## START SUPPLIED DATA

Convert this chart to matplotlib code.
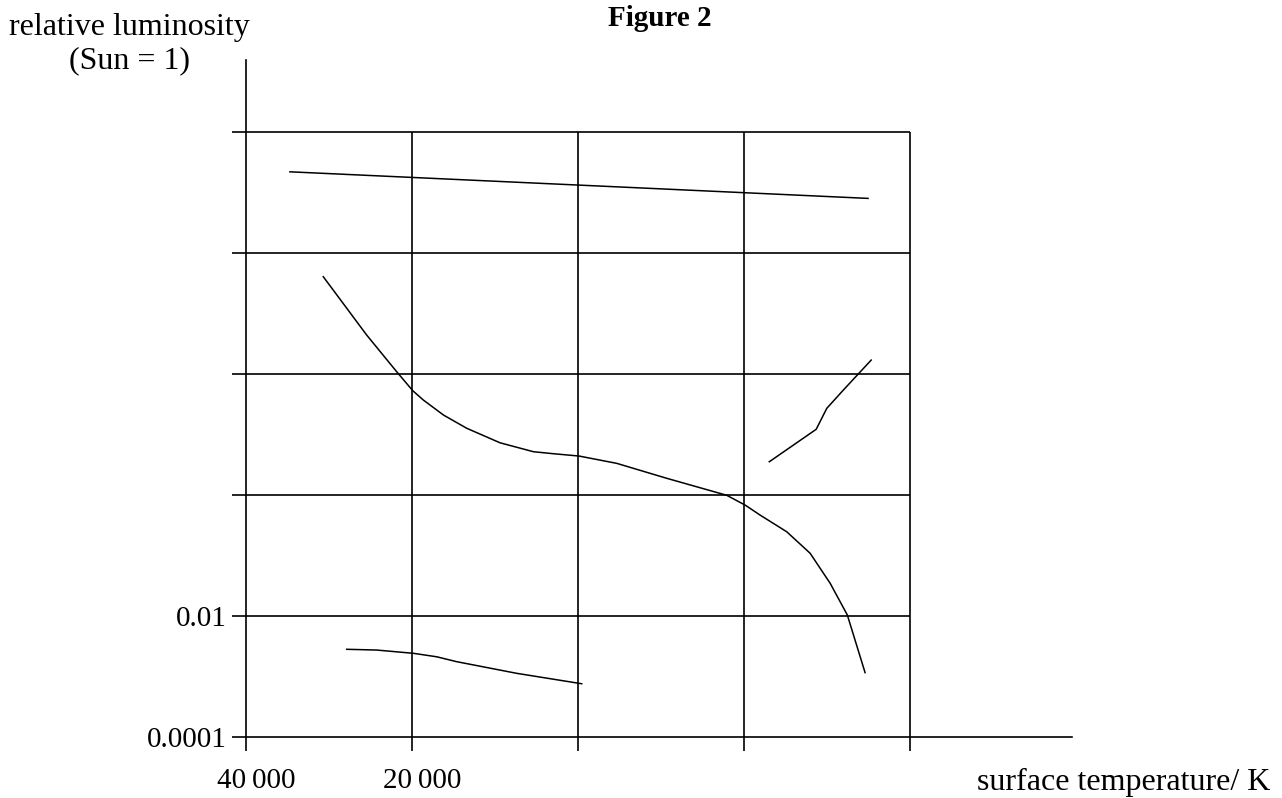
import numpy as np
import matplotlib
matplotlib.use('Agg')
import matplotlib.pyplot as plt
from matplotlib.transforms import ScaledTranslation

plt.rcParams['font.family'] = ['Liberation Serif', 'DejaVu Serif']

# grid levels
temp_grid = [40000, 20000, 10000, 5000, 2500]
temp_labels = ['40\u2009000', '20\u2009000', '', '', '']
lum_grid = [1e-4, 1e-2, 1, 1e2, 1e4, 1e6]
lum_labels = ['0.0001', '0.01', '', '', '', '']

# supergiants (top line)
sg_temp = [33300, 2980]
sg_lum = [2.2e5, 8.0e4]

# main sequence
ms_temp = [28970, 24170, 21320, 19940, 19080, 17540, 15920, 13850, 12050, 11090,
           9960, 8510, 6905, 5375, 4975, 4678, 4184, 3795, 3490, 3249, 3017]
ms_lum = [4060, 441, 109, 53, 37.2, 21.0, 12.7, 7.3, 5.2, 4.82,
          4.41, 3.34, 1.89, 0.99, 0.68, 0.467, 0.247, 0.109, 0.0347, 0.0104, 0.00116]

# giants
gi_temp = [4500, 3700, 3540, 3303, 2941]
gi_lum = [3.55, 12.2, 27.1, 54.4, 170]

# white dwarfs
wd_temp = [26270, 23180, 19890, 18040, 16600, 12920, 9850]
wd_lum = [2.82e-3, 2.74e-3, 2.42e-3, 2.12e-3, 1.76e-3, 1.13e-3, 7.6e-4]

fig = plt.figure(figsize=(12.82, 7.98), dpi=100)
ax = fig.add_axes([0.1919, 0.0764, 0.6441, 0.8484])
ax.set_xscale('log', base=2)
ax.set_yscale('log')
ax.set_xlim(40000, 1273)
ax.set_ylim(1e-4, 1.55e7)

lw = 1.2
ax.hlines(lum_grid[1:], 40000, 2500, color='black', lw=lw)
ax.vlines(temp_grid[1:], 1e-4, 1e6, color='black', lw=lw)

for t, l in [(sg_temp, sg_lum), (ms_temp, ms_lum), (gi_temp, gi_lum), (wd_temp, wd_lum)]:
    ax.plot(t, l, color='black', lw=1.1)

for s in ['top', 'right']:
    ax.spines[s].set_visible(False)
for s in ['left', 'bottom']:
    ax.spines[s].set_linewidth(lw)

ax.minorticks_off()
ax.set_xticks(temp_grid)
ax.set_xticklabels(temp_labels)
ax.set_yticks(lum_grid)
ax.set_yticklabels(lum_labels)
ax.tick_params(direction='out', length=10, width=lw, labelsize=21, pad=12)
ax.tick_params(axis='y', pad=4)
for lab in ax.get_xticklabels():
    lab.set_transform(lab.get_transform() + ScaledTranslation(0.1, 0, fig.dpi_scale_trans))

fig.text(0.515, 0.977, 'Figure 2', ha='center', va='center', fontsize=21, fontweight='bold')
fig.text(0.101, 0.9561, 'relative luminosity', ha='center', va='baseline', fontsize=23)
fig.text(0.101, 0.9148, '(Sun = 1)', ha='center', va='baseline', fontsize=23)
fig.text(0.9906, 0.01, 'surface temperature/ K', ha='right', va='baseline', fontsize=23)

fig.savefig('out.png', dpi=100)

## END SUPPLIED DATA

● WHAT THE TASK ASKS
Transcribe the material as is, with images omitted.

● COMPLETED EXERCISE
Convert this chart to matplotlib code.
import numpy as np
import matplotlib
matplotlib.use('Agg')
import matplotlib.pyplot as plt
from matplotlib.transforms import ScaledTranslation

plt.rcParams['font.family'] = ['Liberation Serif', 'DejaVu Serif']

# grid levels
temp_grid = [40000, 20000, 10000, 5000, 2500]
temp_labels = ['40\u2009000', '20\u2009000', '', '', '']
lum_grid = [1e-4, 1e-2, 1, 1e2, 1e4, 1e6]
lum_labels = ['0.0001', '0.01', '', '', '', '']

# supergiants (top line)
sg_temp = [33300, 2980]
sg_lum = [2.2e5, 8.0e4]

# main sequence
ms_temp = [28970, 24170, 21320, 19940, 19080, 17540, 15920, 13850, 12050, 11090,
           9960, 8510, 6905, 5375, 4975, 4678, 4184, 3795, 3490, 3249, 3017]
ms_lum = [4060, 441, 109, 53, 37.2, 21.0, 12.7, 7.3, 5.2, 4.82,
          4.41, 3.34, 1.89, 0.99, 0.68, 0.467, 0.247, 0.109, 0.0347, 0.0104, 0.00116]

# giants
gi_temp = [4500, 3700, 3540, 3303, 2941]
gi_lum = [3.55, 12.2, 27.1, 54.4, 170]

# white dwarfs
wd_temp = [26270, 23180, 19890, 18040, 16600, 12920, 9850]
wd_lum = [2.82e-3, 2.74e-3, 2.42e-3, 2.12e-3, 1.76e-3, 1.13e-3, 7.6e-4]

fig = plt.figure(figsize=(12.82, 7.98), dpi=100)
ax = fig.add_axes([0.1919, 0.0764, 0.6441, 0.8484])
ax.set_xscale('log', base=2)
ax.set_yscale('log')
ax.set_xlim(40000, 1273)
ax.set_ylim(1e-4, 1.55e7)

lw = 1.2
ax.hlines(lum_grid[1:], 40000, 2500, color='black', lw=lw)
ax.vlines(temp_grid[1:], 1e-4, 1e6, color='black', lw=lw)

for t, l in [(sg_temp, sg_lum), (ms_temp, ms_lum), (gi_temp, gi_lum), (wd_temp, wd_lum)]:
    ax.plot(t, l, color='black', lw=1.1)

for s in ['top', 'right']:
    ax.spines[s].set_visible(False)
for s in ['left', 'bottom']:
    ax.spines[s].set_linewidth(lw)

ax.minorticks_off()
ax.set_xticks(temp_grid)
ax.set_xticklabels(temp_labels)
ax.set_yticks(lum_grid)
ax.set_yticklabels(lum_labels)
ax.tick_params(direction='out', length=10, width=lw, labelsize=21, pad=12)
ax.tick_params(axis='y', pad=4)
for lab in ax.get_xticklabels():
    lab.set_transform(lab.get_transform() + ScaledTranslation(0.1, 0, fig.dpi_scale_trans))

fig.text(0.515, 0.977, 'Figure 2', ha='center', va='center', fontsize=21, fontweight='bold')
fig.text(0.101, 0.9561, 'relative luminosity', ha='center', va='baseline', fontsize=23)
fig.text(0.101, 0.9148, '(Sun = 1)', ha='center', va='baseline', fontsize=23)
fig.text(0.9906, 0.01, 'surface temperature/ K', ha='right', va='baseline', fontsize=23)

fig.savefig('out.png', dpi=100)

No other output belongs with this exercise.